I have to confess I didn't know about the Graduate Recruitment Code, the withdrawal of the SRA from which has become such a hot topic on various websites in the last 24 hours, such as The Lawyer as highlighted below.
My initial thought was that this was the SRA simply following through the logic which saw it dump the compulsory minimum salary for trainees - these are simply not regulatory matters. The extent to which the SRA should take a more holistic view of what amounts to a regulatory concern (such as recruitment best practice) is an interesting debate, albeit for another day.
Now clearly I don't know how the code has operated and how much it is followed by the large firms in practice. But given that it is both voluntary and unenforceable, what can the SRA do with the knowledge that a firm may have breached it?
Should it not be for firms to sign up to the code in order to make individual commitments to its provisions? Or maybe the Law Society or City of London Law Society on their behalf? But I don't really get the point of the SRA endorsing it - maybe someone could explain what I'm missing.
The headlines have suggested that this move will give law firms free rein to recruit would-be trainees earlier than they do now. How realistic is that, I wonder? Would any law firms seek to recruit A-level students, say, given that they would be at least four years away from taking up a training contract at that point?
In any case, new, flexible routes to qualification envisaged by the SRA through its Training for Tomorrow programme mean that the old ways of recruiting the solicitors of tomorrow are already being thrown up in the air. This move should also be seen from that perspective.

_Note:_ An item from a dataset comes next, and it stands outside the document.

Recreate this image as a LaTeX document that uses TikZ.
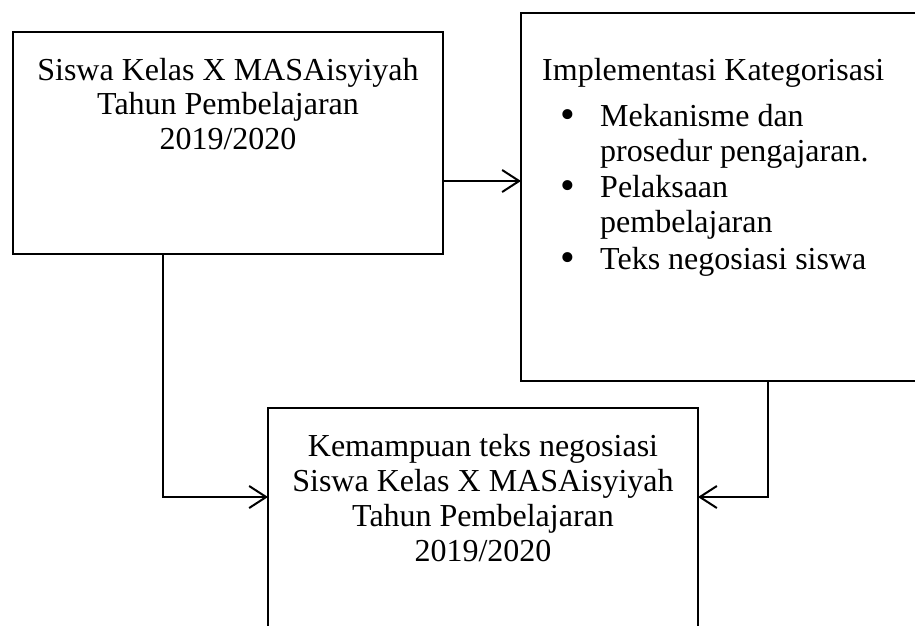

The legal profession has reacted with anger at the SRA’s plans to withdraw from the Graduate Recruitment Code. The code is voluntary and not enforceable but is responsible for the way in which legal graduate recruitment functions on a high level. It seeks to promote fair recruitment and encourage a situation in which undergraduates are able to gain a breadth of experience and are not pressured to sign up to work at firms at an early stage in their education.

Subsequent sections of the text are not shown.